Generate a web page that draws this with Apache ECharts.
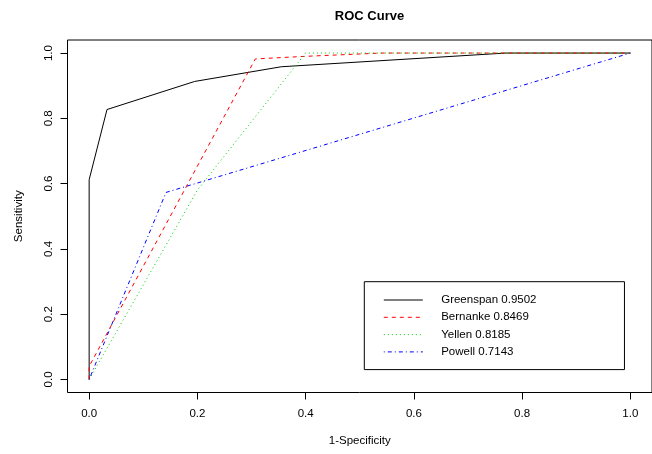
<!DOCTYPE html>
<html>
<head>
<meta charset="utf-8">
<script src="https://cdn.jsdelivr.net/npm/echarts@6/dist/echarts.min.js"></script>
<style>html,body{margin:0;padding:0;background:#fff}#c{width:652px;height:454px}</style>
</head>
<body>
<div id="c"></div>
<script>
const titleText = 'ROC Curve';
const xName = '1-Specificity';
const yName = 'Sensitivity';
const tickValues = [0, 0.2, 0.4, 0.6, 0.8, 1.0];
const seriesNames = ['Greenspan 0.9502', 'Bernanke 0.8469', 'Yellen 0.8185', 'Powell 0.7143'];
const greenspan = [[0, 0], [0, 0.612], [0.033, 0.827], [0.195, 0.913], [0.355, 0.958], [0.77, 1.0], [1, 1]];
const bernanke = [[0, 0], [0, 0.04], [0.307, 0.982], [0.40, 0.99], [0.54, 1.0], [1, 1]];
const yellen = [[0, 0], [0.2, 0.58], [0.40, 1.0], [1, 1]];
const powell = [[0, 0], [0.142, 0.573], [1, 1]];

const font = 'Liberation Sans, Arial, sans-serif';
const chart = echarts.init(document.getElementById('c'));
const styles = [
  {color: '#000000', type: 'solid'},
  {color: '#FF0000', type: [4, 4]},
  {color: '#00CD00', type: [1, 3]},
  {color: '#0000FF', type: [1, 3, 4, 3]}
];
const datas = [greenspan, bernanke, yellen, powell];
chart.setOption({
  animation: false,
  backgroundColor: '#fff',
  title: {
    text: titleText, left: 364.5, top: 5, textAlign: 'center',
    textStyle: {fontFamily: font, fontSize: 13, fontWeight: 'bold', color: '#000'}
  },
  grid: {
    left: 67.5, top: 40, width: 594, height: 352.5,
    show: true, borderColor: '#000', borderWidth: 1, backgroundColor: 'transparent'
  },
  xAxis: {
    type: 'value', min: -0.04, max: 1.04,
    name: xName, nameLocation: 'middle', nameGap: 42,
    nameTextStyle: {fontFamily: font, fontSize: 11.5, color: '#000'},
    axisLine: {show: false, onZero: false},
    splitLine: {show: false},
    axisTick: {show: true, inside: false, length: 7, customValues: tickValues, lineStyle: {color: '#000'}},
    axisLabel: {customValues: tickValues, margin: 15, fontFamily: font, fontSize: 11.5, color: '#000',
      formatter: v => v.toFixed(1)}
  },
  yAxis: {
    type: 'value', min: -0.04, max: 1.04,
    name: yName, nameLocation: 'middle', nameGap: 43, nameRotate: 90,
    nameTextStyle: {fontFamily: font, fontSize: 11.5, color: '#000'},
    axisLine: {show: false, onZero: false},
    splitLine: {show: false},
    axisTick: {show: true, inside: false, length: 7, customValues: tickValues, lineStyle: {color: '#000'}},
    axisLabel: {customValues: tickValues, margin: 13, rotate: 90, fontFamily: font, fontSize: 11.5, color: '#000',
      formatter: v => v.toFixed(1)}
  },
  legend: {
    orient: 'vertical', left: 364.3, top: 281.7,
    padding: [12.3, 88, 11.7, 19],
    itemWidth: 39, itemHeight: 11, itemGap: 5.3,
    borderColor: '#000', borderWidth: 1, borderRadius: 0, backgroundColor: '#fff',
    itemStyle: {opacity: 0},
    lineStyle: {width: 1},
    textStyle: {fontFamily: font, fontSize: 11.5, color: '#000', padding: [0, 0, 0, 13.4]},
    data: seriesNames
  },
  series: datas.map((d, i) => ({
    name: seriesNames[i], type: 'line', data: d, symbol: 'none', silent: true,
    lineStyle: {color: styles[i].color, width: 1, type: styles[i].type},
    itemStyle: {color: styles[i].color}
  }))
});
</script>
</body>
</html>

(Aim of the exercise)
Restate only the lines running from the start of the material above through the line containing "const powell = [[0, 0], [0.142, 0.573], [1, 1]];", ends included. No pictures.

(Written answer)
Generate a web page that draws this with Apache ECharts.
<!DOCTYPE html>
<html>
<head>
<meta charset="utf-8">
<script src="https://cdn.jsdelivr.net/npm/echarts@6/dist/echarts.min.js"></script>
<style>html,body{margin:0;padding:0;background:#fff}#c{width:652px;height:454px}</style>
</head>
<body>
<div id="c"></div>
<script>
const titleText = 'ROC Curve';
const xName = '1-Specificity';
const yName = 'Sensitivity';
const tickValues = [0, 0.2, 0.4, 0.6, 0.8, 1.0];
const seriesNames = ['Greenspan 0.9502', 'Bernanke 0.8469', 'Yellen 0.8185', 'Powell 0.7143'];
const greenspan = [[0, 0], [0, 0.612], [0.033, 0.827], [0.195, 0.913], [0.355, 0.958], [0.77, 1.0], [1, 1]];
const bernanke = [[0, 0], [0, 0.04], [0.307, 0.982], [0.40, 0.99], [0.54, 1.0], [1, 1]];
const yellen = [[0, 0], [0.2, 0.58], [0.40, 1.0], [1, 1]];
const powell = [[0, 0], [0.142, 0.573], [1, 1]];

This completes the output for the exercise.